CHIAVARI, Italy – Went to an artisan slash food
fair on Saturday up in Val Fontanabuona, a rather long valley in the Apennine
Mountains behind Chiavari. The artisan pavilion had some really nice things
including handmade furniture, jewelry and textiles including a beautiful white
100% cotton bedspread that I could kick myself for not buying. But, as usual,
my focus was on food.
Hello, My Pretty |
Like Chiavari’s monthly Mercato di Sapori,
the food exhibitors were primarily food producers from Liguria and regions
nearby, but I’ve never seen food like this. The first thing I spotted was a
full size stuffed boar standing on a mound of smoked wild boar meat (cinghiale),
donkey (asino) sausage and smoked deer meat (cervo). Cinghiale wandered through Italy’s
dark woods and rough, piney mountains long before the Etruscans were here. They
are the oldest of the old and much respected as Pietro Tacca’s famous 17th
century bronze sculpture of a boar, Il Porcellino, in Florence’s Mercato Nuovo
shows. They are also very tasty.
Just around the corner there were a couple of
cute guys in gray tee shirts standing behind a counter piled high with salami
and specialty meats from Tuscany, Prato to be exact. The gray tee shirts had been
carefully chosen to match their primary product which was prosciutto cured in
ashes. The technique of curing ham in ashes slows down the curing process producing
a sweeter, more tender product.
What We Have Here is Something Really Special |
Now there are two types of prosciutto in Italy.

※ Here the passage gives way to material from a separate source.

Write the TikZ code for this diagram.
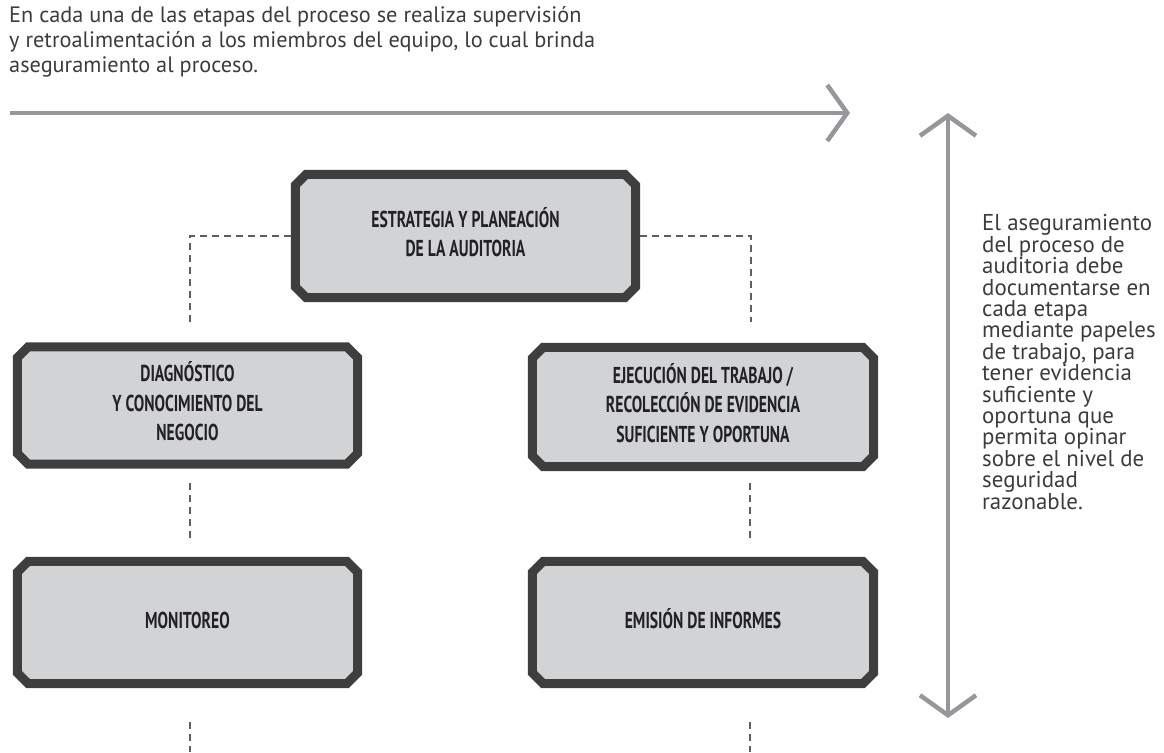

One is prosciutto cotto, which is known as boiled ham in the States, but
since it is cured and not boiled here in Italy, it is just called cooked ham.
The second type is prosciutto crudo,
which is known as prosciutto in the States, and that prosciutto is the type of
cured ham most often paired with cantaloupe. Prosciutto crudo has been
made in Italy for a very long time, about two thousand years, and its
production is tightly controlled. Don’t let the word crudo fool you
though. This ham is meant to be eaten as is, for it isn’t really raw, which is
what crudo means in Italian, but cured, like lox.
They were also selling porchetta – roast
pork that was so delicious I’m still dreaming about it, as well as mortadella
di Prato, an ancient product which was first produced in the 16th
century. It sort of got lost over time but now, thanks to the Slow Food’s
efforts to revive Italy’s food treasures, it is back on the market.
Across the way from the cute guys, the mushroom
lady was standing behind the largest display of dried porcini mushrooms I have
ever seen. But they were not what caught my eye. Next to the barrels of olives,
which she was also selling, I spotted a barrel of garlic that had been peeled
and flavored with spices.
Next to the garlic there was a barrel of lampascioni,
which look like small onions but are actually wild hyacinth bulbs. They are part
of the traditional cuisine of Calabria, Basilicata and Puglia where they stew
them in a little oil with thyme, oregano, hot red pepper and salt, or fry them
and then lightly crush them with the back of a fork and mix with beaten eggs
for a lampascioni frittata.
Lampascioni |
One stand offered homemade orrechetti and
taralli from Puglia, another had sheep’s milk ricotta and goat
salame, and at another stand a father and his two teenage daughters were
selling really delicious tomato marmalade and other jams and jelly that his
wife makes.
Being surrounded by all that food was making
everyone hungry and the restaurants and stands were doing a bang up business.
The last time I looked, the stand selling focacette with cheese and frittelle
dolci was under attack and the ladies rolling and filling the focacette
– which are little focaccia – were rolling and filling and baking them
as fast as they could.
Busy Hands are Happy Hands |
Focaccia, which is usually
associated with Genovese cuisine, is actually made throughout Italy, and has been
since the days of the Etruscans. You may not always recognize it as focaccia
because the shape is often different and it is called by different names. The
name focaccia originated with the bread the marble workers in Carrara
ate back in the days when Michelangelo would go to Carrara to choose marble for
his statues. It was called focaccia di cavatore back then, the cavatore
being the quarry workers.
In Naples focaccia is shaped like a ring
and called tortana, and in Venice it’s sweet and it is called fugassa,
which is similar to fougasse, which is what you would call it if you
were French. Here in Chiavari it is just plain old delicious melt in your mouth
focaccia, which is just fine with me.
Would Someone Take That Sign Down - Please? |
Ahh this Italian food, it is a wonder unto
itself and it keeps me, and the rest of the world, under its spell. And for you
food wonks out there, you might be interested to know that the country Italy
exports the largest amount of its food products to is France.